### Instruction
Reproduce the entire listing word for word.
[start]
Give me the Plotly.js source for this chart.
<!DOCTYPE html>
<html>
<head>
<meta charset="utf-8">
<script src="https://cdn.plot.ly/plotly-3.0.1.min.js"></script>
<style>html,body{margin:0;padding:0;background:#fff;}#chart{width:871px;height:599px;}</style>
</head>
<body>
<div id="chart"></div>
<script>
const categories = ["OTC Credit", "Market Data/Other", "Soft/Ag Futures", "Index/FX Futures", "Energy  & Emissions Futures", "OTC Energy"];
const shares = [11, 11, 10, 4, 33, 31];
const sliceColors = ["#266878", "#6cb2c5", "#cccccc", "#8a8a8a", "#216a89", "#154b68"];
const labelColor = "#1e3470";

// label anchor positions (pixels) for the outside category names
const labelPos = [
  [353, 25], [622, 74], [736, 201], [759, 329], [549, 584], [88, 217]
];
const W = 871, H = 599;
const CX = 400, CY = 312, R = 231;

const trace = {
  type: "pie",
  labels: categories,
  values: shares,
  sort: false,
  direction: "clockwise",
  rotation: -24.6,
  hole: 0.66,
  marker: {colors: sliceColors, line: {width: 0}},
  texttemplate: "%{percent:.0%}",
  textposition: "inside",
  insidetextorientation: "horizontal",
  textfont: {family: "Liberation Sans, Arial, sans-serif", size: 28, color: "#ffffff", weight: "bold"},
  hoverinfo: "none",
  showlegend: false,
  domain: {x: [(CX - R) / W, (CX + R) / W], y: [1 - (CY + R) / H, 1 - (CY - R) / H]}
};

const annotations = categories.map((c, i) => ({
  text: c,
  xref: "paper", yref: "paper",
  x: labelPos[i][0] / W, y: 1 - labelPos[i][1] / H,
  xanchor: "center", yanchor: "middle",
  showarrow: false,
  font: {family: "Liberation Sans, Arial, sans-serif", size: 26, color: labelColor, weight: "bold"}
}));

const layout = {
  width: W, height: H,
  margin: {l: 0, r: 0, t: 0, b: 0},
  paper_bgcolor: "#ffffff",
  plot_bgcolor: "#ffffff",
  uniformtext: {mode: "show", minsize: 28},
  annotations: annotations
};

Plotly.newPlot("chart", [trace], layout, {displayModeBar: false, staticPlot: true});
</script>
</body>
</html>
[end]
### Output for this task
Give me the Plotly.js source for this chart.
<!DOCTYPE html>
<html>
<head>
<meta charset="utf-8">
<script src="https://cdn.plot.ly/plotly-3.0.1.min.js"></script>
<style>html,body{margin:0;padding:0;background:#fff;}#chart{width:871px;height:599px;}</style>
</head>
<body>
<div id="chart"></div>
<script>
const categories = ["OTC Credit", "Market Data/Other", "Soft/Ag Futures", "Index/FX Futures", "Energy  & Emissions Futures", "OTC Energy"];
const shares = [11, 11, 10, 4, 33, 31];
const sliceColors = ["#266878", "#6cb2c5", "#cccccc", "#8a8a8a", "#216a89", "#154b68"];
const labelColor = "#1e3470";

// label anchor positions (pixels) for the outside category names
const labelPos = [
  [353, 25], [622, 74], [736, 201], [759, 329], [549, 584], [88, 217]
];
const W = 871, H = 599;
const CX = 400, CY = 312, R = 231;

const trace = {
  type: "pie",
  labels: categories,
  values: shares,
  sort: false,
  direction: "clockwise",
  rotation: -24.6,
  hole: 0.66,
  marker: {colors: sliceColors, line: {width: 0}},
  texttemplate: "%{percent:.0%}",
  textposition: "inside",
  insidetextorientation: "horizontal",
  textfont: {family: "Liberation Sans, Arial, sans-serif", size: 28, color: "#ffffff", weight: "bold"},
  hoverinfo: "none",
  showlegend: false,
  domain: {x: [(CX - R) / W, (CX + R) / W], y: [1 - (CY + R) / H, 1 - (CY - R) / H]}
};

const annotations = categories.map((c, i) => ({
  text: c,
  xref: "paper", yref: "paper",
  x: labelPos[i][0] / W, y: 1 - labelPos[i][1] / H,
  xanchor: "center", yanchor: "middle",
  showarrow: false,
  font: {family: "Liberation Sans, Arial, sans-serif", size: 26, color: labelColor, weight: "bold"}
}));

const layout = {
  width: W, height: H,
  margin: {l: 0, r: 0, t: 0, b: 0},
  paper_bgcolor: "#ffffff",
  plot_bgcolor: "#ffffff",
  uniformtext: {mode: "show", minsize: 28},
  annotations: annotations
};

Plotly.newPlot("chart", [trace], layout, {displayModeBar: false, staticPlot: true});
</script>
</body>
</html>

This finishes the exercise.